Thursday, July 28, 2011

The Great Gatsby and the American debt crisis


Just recently I’ve been rereading The Great Gatsby by Scott Fiztgerald. Contrary to received wisdom, it’s not his best novel, which is Tender is the night – obviously – but Gatsby is more fun and if the definition of the truly great novel is to have contemporary relevance way beyond its time, the Great Gatsby succeeds in spades.


The boom and bust of the inter war years – The Great Gatsby is set in the roaring 1920s – was, in economic terms at least, a period much like our own, so many of the themes of this book are deeply resonant. And of course it ends with one of the great passages of English literature, which both defines the American dream and points to its ultimate fallibility.


Gatsby believed in the green light, the orgiastic future that year by year recedes before us. It eluded us then, but that’s no matter — tomorrow we will run faster, stretch out our arms farther…. And one fine morning —

So we beat on, boats against the current, borne back ceaselessly into the past.


OK, so I don’t want to stretch the parallels too far, but it seems to me that with the crisis over the American debt talks, we are once again at a “Gatsby moment”. People are losing faith in the American dream – domestically and internationally. The green light is fading, and America seems incapable any longer of running faster, or stretching out its arms farther.
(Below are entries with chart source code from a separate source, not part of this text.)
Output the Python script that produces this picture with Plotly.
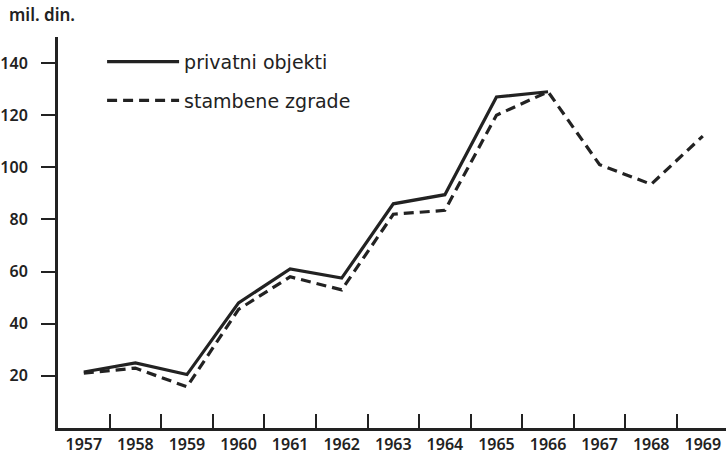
import plotly.graph_objects as go

years = list(range(1957, 1970))
privatni_years = list(range(1957, 1967))
privatni = [21.5, 25, 20.5, 48, 61, 57.5, 86, 89.5, 127, 129]
stambene = [21, 23, 15.8, 45.5, 58, 53, 82, 83.5, 120, 129, 101, 93.5, 112]
y_ticks = [20, 40, 60, 80, 100, 120, 140]
year_labels = [str(y) for y in years]
boundaries = [y + 0.5 for y in years[:-1]]

ink = "#222222"
tick_font = dict(family="Noto Sans", size=16, color=ink, weight=600)

fig = go.Figure()
fig.add_trace(go.Scatter(x=privatni_years, y=privatni, mode="lines",
                         name="privatni objekti", legendgroup="a",
                         line=dict(color=ink, width=3.2)))
fig.add_trace(go.Scatter(x=years, y=stambene, mode="lines",
                         name="stambene zgrade", legendgroup="b",
                         line=dict(color=ink, width=3.2, dash="10px,6px")))
# invisible trace for boundary tick axis
fig.add_trace(go.Scatter(x=boundaries, y=[None]*len(boundaries), xaxis="x2",
                         showlegend=False, hoverinfo="skip"))

fig.update_layout(
    width=726, height=455,
    margin=dict(l=58, r=0, t=37, b=27, autoexpand=False),
    paper_bgcolor="white", plot_bgcolor="white",
    font=dict(family="Noto Sans", size=14, color=ink),
    showlegend=True,
    legend=dict(x=0.066, y=0.985, xanchor="left", yanchor="top",
                bgcolor="rgba(0,0,0,0)", itemwidth=72,
                tracegroupgap=11, font=dict(family="DejaVu Sans", size=19, color=ink)),
    xaxis=dict(range=[1956.5, 1969.45], tickvals=years, ticktext=year_labels,
               ticks="", showgrid=False, zeroline=False, automargin=False,
               showline=True, linecolor=ink, linewidth=3,
               tickfont=tick_font),
    xaxis2=dict(range=[1956.5, 1969.45], overlaying="x", anchor="y",
                tickvals=boundaries, showticklabels=False, ticks="inside",
                ticklen=14, tickwidth=2, tickcolor=ink, showgrid=False,
                zeroline=False, showline=False, side="bottom", automargin=False),
    yaxis=dict(range=[0, 150], tickvals=y_ticks, ticks="outside", ticklen=14,
               tickwidth=2, tickcolor=ink, showgrid=False, zeroline=False,
               showline=True, linecolor=ink, linewidth=3, automargin=False,
               ticklabelstandoff=10, tickfont=tick_font),
)
fig.add_annotation(text="mil. din.", xref="paper", yref="paper", x=-0.077, y=1.0,
                   xanchor="left", yanchor="bottom", yshift=9, showarrow=False,
                   font=dict(family="Noto Sans", size=17, color=ink, weight=600))

fig.write_html("out.html", config={"displayModeBar": False},
               post_script="document.body.style.margin='0';document.body.style.overflow='hidden';")
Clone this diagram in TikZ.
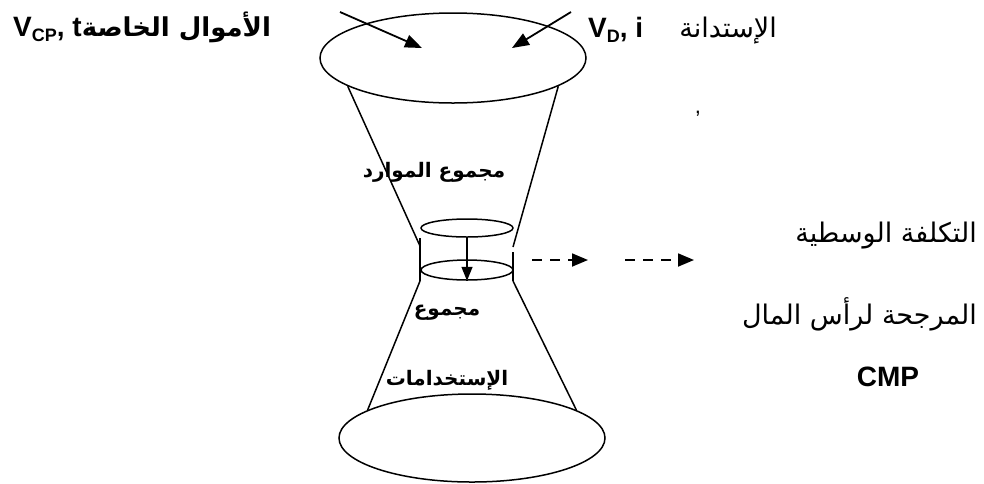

The optimism of youth is giving way to that resigned sense of inevitable decline that occurs in late middle age. The epic battle on Capitol Hill over America’s fiscal future defines this moment better than anything. Self belief and decisiveness is being replaced by indecision and confusion. Feeble impotence is taking the place of economic prowess and rampant self confidence. It’s a tragedy to behold.